(Records with drawing code)
------

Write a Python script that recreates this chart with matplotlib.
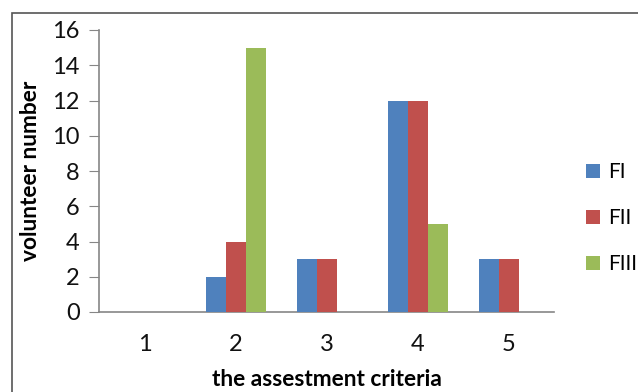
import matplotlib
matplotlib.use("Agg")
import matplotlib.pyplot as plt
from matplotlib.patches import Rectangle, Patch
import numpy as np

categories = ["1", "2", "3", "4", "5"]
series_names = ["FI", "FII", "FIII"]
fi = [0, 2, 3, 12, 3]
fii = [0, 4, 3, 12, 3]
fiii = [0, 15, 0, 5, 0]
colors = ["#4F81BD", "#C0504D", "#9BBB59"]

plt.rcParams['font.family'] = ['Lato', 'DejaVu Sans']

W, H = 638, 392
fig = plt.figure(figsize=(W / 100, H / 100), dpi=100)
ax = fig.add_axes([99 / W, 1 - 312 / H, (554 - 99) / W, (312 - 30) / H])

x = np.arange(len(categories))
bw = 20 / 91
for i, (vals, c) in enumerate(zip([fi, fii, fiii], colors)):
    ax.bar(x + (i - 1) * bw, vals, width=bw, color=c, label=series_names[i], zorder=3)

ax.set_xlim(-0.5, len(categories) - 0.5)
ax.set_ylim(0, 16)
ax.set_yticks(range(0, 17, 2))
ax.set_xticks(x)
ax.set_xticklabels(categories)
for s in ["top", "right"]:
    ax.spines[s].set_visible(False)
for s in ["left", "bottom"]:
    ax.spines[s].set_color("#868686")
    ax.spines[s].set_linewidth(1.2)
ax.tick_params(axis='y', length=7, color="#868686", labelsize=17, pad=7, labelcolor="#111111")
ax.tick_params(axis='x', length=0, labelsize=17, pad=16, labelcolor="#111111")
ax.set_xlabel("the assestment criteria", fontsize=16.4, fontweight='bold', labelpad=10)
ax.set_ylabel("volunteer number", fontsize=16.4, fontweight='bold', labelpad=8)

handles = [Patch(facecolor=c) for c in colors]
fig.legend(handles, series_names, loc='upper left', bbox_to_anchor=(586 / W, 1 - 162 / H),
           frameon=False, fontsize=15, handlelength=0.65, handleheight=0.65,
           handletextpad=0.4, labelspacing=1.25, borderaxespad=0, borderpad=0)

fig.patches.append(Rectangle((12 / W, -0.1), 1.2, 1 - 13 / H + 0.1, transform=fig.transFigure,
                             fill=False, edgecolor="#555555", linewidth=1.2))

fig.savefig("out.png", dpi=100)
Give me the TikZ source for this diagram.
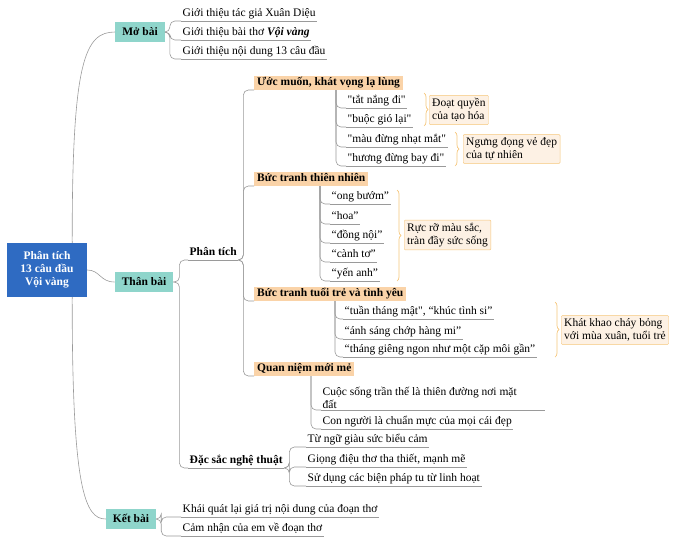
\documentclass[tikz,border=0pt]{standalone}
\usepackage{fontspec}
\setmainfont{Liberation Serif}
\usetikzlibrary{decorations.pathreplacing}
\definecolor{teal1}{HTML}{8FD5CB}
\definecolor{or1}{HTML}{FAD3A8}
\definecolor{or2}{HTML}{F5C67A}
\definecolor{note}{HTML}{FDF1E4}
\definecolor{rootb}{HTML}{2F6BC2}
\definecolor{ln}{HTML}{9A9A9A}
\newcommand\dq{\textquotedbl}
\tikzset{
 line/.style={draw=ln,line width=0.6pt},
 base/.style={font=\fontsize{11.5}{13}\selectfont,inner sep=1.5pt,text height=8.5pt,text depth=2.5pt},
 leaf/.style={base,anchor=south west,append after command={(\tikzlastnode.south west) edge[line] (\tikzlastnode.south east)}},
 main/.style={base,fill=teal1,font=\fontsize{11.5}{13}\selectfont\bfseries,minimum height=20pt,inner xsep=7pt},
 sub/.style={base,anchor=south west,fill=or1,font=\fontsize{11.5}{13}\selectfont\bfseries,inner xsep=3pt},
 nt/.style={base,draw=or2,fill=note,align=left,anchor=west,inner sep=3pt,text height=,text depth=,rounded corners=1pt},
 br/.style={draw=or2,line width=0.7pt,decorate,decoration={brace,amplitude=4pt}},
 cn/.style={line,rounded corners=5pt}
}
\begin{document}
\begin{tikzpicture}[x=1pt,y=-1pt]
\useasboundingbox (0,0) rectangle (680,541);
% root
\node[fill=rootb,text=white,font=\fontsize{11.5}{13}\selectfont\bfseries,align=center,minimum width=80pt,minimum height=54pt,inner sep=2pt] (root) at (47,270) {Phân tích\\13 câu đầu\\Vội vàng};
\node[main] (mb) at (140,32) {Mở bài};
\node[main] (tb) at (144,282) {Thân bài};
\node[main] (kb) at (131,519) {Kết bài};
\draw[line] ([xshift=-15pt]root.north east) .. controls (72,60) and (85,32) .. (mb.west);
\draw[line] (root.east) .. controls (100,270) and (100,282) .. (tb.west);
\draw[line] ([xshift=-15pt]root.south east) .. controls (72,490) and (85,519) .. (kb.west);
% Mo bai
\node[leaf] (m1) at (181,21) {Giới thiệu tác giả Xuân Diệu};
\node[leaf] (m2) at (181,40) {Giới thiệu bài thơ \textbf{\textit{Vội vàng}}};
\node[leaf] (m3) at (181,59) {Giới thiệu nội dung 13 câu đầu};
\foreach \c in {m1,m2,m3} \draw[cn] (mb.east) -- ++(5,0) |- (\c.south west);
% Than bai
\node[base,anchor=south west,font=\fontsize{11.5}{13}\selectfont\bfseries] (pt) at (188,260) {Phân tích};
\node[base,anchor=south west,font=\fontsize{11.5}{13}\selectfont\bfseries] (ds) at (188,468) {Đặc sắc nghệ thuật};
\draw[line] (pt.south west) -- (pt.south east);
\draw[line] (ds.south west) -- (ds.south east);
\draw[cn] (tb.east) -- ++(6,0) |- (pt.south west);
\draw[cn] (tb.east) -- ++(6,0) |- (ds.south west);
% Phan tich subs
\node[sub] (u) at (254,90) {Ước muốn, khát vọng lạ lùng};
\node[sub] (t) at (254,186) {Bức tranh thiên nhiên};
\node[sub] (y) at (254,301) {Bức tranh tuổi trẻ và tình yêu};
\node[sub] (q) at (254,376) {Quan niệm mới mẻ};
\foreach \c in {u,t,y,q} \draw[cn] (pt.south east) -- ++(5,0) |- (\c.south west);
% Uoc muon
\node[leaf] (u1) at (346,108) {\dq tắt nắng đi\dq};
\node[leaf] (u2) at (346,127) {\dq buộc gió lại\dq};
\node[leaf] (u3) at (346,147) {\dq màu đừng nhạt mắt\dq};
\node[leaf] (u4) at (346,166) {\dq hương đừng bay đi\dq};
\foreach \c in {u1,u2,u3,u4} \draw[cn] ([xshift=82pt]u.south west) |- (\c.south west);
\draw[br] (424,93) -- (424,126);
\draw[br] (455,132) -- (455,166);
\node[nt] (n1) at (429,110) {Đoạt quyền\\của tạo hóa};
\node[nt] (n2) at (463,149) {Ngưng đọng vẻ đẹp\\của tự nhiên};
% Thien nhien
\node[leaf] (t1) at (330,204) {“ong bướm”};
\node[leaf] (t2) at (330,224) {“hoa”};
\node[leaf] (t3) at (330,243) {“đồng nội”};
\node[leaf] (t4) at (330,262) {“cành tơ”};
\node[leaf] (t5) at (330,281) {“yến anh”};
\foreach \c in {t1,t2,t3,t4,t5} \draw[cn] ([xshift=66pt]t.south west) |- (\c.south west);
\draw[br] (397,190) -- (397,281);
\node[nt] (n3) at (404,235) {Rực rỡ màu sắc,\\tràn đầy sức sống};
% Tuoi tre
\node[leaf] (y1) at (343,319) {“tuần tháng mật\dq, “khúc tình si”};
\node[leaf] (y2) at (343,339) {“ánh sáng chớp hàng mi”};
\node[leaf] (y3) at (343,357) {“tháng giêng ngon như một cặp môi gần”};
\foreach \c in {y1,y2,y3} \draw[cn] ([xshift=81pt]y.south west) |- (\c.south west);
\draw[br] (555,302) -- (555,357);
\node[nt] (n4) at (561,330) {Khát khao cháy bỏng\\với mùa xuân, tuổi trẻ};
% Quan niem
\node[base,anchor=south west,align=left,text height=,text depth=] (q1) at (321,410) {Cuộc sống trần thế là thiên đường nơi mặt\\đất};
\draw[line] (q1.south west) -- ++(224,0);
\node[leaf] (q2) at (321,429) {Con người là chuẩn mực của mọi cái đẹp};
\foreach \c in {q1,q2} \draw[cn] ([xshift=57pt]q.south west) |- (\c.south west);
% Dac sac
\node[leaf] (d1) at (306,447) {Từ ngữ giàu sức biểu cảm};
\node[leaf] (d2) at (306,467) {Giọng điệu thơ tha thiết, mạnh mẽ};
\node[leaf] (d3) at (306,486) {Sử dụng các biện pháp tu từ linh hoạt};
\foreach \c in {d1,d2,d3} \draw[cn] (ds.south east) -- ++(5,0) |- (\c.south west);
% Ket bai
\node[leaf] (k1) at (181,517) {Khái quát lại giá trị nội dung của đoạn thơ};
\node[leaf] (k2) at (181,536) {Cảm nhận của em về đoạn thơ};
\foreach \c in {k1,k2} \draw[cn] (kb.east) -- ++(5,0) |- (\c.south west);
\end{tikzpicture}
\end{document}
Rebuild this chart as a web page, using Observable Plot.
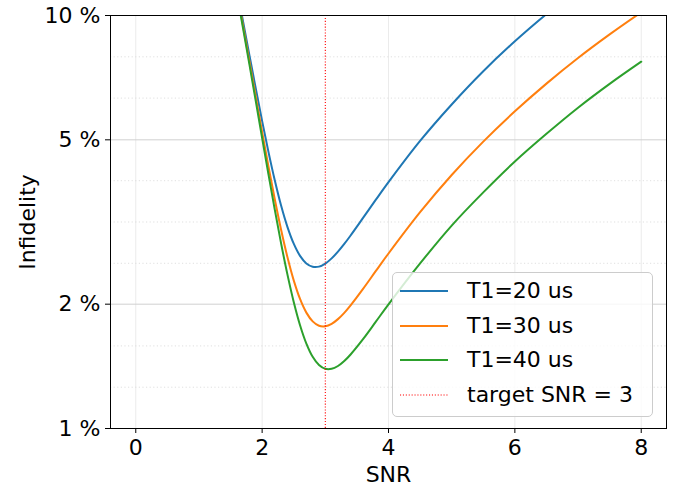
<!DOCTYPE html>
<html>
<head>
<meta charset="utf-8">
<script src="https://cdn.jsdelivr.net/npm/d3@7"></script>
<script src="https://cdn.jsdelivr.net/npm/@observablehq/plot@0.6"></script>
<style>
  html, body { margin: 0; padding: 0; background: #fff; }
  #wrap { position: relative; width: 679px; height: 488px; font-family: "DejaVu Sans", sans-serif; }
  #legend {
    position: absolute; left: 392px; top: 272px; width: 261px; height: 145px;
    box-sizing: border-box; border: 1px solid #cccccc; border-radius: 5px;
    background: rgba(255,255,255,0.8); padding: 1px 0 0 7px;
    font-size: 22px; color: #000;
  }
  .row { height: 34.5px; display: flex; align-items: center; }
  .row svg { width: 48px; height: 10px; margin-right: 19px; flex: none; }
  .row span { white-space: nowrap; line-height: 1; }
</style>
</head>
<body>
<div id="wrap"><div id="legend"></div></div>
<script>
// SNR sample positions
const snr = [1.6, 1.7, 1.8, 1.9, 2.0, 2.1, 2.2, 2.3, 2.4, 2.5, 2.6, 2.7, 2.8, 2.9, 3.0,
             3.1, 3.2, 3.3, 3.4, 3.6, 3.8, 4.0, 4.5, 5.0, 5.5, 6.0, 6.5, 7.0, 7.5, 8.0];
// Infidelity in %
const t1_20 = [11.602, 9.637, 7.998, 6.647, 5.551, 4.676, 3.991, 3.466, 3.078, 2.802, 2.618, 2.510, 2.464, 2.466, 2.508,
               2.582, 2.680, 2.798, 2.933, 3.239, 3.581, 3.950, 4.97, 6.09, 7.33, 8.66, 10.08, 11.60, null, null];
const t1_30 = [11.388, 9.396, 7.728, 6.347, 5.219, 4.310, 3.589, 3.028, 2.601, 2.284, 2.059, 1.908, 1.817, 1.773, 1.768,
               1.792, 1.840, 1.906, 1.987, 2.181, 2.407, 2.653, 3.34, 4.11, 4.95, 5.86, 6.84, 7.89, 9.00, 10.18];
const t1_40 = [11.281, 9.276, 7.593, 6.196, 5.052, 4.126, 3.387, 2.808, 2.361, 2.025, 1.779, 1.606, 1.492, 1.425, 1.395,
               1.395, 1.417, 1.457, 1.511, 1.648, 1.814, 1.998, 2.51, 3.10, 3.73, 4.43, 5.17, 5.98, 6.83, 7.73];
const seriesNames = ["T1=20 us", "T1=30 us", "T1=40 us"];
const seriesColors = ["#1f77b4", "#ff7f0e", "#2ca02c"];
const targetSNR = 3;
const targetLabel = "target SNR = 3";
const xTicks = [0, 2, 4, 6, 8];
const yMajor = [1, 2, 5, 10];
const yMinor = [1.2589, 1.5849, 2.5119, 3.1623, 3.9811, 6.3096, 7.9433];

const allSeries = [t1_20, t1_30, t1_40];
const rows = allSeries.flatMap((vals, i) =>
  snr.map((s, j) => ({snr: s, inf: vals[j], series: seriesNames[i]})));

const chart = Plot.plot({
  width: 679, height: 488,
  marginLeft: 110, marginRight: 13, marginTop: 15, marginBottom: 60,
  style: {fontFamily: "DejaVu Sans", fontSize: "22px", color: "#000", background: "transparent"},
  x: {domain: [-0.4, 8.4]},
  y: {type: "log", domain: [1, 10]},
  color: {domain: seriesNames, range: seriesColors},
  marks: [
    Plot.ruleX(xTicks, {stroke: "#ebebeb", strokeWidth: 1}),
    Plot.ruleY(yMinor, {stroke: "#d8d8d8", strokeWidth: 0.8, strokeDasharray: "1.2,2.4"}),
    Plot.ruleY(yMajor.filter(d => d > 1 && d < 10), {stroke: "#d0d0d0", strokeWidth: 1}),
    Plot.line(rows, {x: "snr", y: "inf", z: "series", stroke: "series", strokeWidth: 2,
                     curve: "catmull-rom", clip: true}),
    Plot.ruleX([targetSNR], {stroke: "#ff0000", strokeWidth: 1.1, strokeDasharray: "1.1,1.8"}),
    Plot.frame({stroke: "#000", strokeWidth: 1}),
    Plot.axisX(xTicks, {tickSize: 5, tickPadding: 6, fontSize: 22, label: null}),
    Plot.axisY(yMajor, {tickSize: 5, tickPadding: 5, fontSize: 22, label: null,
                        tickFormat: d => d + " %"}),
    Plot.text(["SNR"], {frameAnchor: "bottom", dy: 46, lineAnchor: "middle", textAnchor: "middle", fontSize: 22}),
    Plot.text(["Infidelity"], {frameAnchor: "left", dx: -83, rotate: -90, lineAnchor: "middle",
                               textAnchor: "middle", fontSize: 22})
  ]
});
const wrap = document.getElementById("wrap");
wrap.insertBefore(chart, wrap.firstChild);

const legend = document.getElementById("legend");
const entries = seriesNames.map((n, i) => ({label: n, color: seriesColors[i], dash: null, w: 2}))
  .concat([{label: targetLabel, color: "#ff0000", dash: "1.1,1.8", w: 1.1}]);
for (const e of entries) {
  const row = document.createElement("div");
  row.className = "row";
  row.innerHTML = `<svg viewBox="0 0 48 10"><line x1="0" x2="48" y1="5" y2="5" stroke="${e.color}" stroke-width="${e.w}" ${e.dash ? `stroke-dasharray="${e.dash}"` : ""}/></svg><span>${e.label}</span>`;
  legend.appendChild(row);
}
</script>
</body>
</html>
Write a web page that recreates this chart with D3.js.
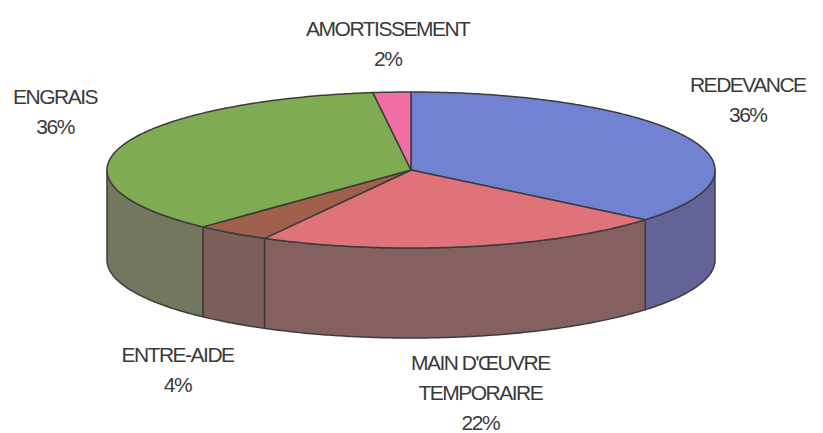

------

■ **Given request**: Repeat the listing above exactly from its first line to the line containing "ax = fig.add_axes([99", both included, and omit the pictures.

■ **Response below**:
Write a Python script that recreates this chart with matplotlib.
import matplotlib
matplotlib.use("Agg")
import matplotlib.pyplot as plt
from matplotlib.patches import Rectangle, Patch
import numpy as np

categories = ["1", "2", "3", "4", "5"]
series_names = ["FI", "FII", "FIII"]
fi = [0, 2, 3, 12, 3]
fii = [0, 4, 3, 12, 3]
fiii = [0, 15, 0, 5, 0]
colors = ["#4F81BD", "#C0504D", "#9BBB59"]

plt.rcParams['font.family'] = ['Lato', 'DejaVu Sans']

W, H = 638, 392
fig = plt.figure(figsize=(W / 100, H / 100), dpi=100)
ax = fig.add_axes([99 / W, 1 - 312 / H, (554 - 99) / W, (312 - 30) / H])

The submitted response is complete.